On Tue, Nov 22, 2016 at 12:23:53PM -0800, Tim Chen wrote:
> We generalize the scheduler's asym packing to provide an ordering
> of the cpu beyond just the cpu number.  This allows the use of the
> ASYM_PACKING scheduler machinery to move loads to preferred CPU in a
> sched domain.
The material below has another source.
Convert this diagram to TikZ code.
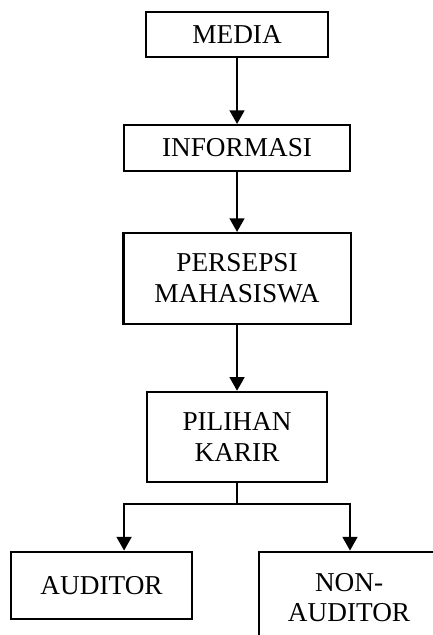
\documentclass[tikz,border=0pt]{standalone}
\usepackage{fontspec}
\setmainfont{Liberation Serif}
\usetikzlibrary{positioning}
\usetikzlibrary{arrows.meta}

\begin{document}
\begin{tikzpicture}[
    node distance=29pt and 0.5cm,
    box/.style={draw,line width=0.9pt,align=center,inner sep=0pt,font=\fontsize{12}{13.5}\selectfont},
    arr/.style={line width=0.9pt,-{Triangle[length=6pt,width=6.5pt]}}
    ]

    \path[use as bounding box] (-104.3pt,15.2pt) rectangle (86.2pt,-264.2pt);
    \clip (-104.3pt,15.2pt) rectangle (86.2pt,-264.2pt);

    \node[box, minimum width=80pt, minimum height=19.8pt] (media) {MEDIA};
    \node[box, minimum width=99.4pt, minimum height=20.2pt, below=of media] (informasi) {INFORMASI};
    \node[box, minimum width=99.9pt, minimum height=40pt, below=26.4pt of informasi] (persepsi) {PERSEPSI\\MAHASISWA};
    \node[box, minimum width=79.2pt, minimum height=39.6pt, below=of persepsi] (karir) {PILIHAN\\KARIR};
    \coordinate[below=9.2pt of karir] (split);
    \node[box, minimum width=79.6pt, minimum height=29.5pt, below=29.8pt of karir, xshift=-59.6pt] (auditor) {AUDITOR};
    \node[box, minimum width=79.2pt, minimum height=40.5pt, below=29.8pt of karir, xshift=49.3pt] (nonauditor) {NON-\\AUDITOR};

    \path (media) edge[arr] (informasi)
    (informasi) edge[arr] (persepsi)
    (persepsi) edge[arr] (karir)
    ;
    \draw[line width=0.9pt] (karir) -- (split);
    \draw[arr] (split) -| ([xshift=9.9pt]auditor.north);
    \draw[arr] (split) -| ([xshift=0.4pt]nonauditor.north);

  \end{tikzpicture}
\end{document}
The preference is defined with the cpu priority
> given by arch_asym_cpu_priority(cpu).
> 
> We also record the most preferred cpu in a sched group when
> we build the cpu's capacity for fast lookup of preferred cpu
> during load balancing.
> 
> Co-developed-by: Peter Zijlstra (Intel) <[email protected]>
> Signed-off-by: Tim Chen <[email protected]>

With the two little edits below:

Acked-by: Peter Zijlstra (Intel) <[email protected]>

> ---
>  include/linux/sched.h |  4 ++++
>  kernel/sched/core.c   | 15 ++++++++++++++
>  kernel/sched/fair.c   | 54 
> +++++++++++++++++++++++++++++++++++----------------
>  kernel/sched/sched.h  |  6 ++++++
>  4 files changed, 62 insertions(+), 17 deletions(-)
> 
> diff --git a/include/linux/sched.h b/include/linux/sched.h
> index 348f51b..ca02475 100644
> --- a/include/linux/sched.h
> +++ b/include/linux/sched.h
> @@ -1057,6 +1057,10 @@ static inline int cpu_numa_flags(void)
>  }
>  #endif
>  
> +int arch_asym_cpu_priority(int cpu);

extern

> +int arch_asym_max_cpu_and(const struct cpumask *mask1,
> +                       const struct cpumask *mask2);
> +

And that needs to go too; that function no longer exists.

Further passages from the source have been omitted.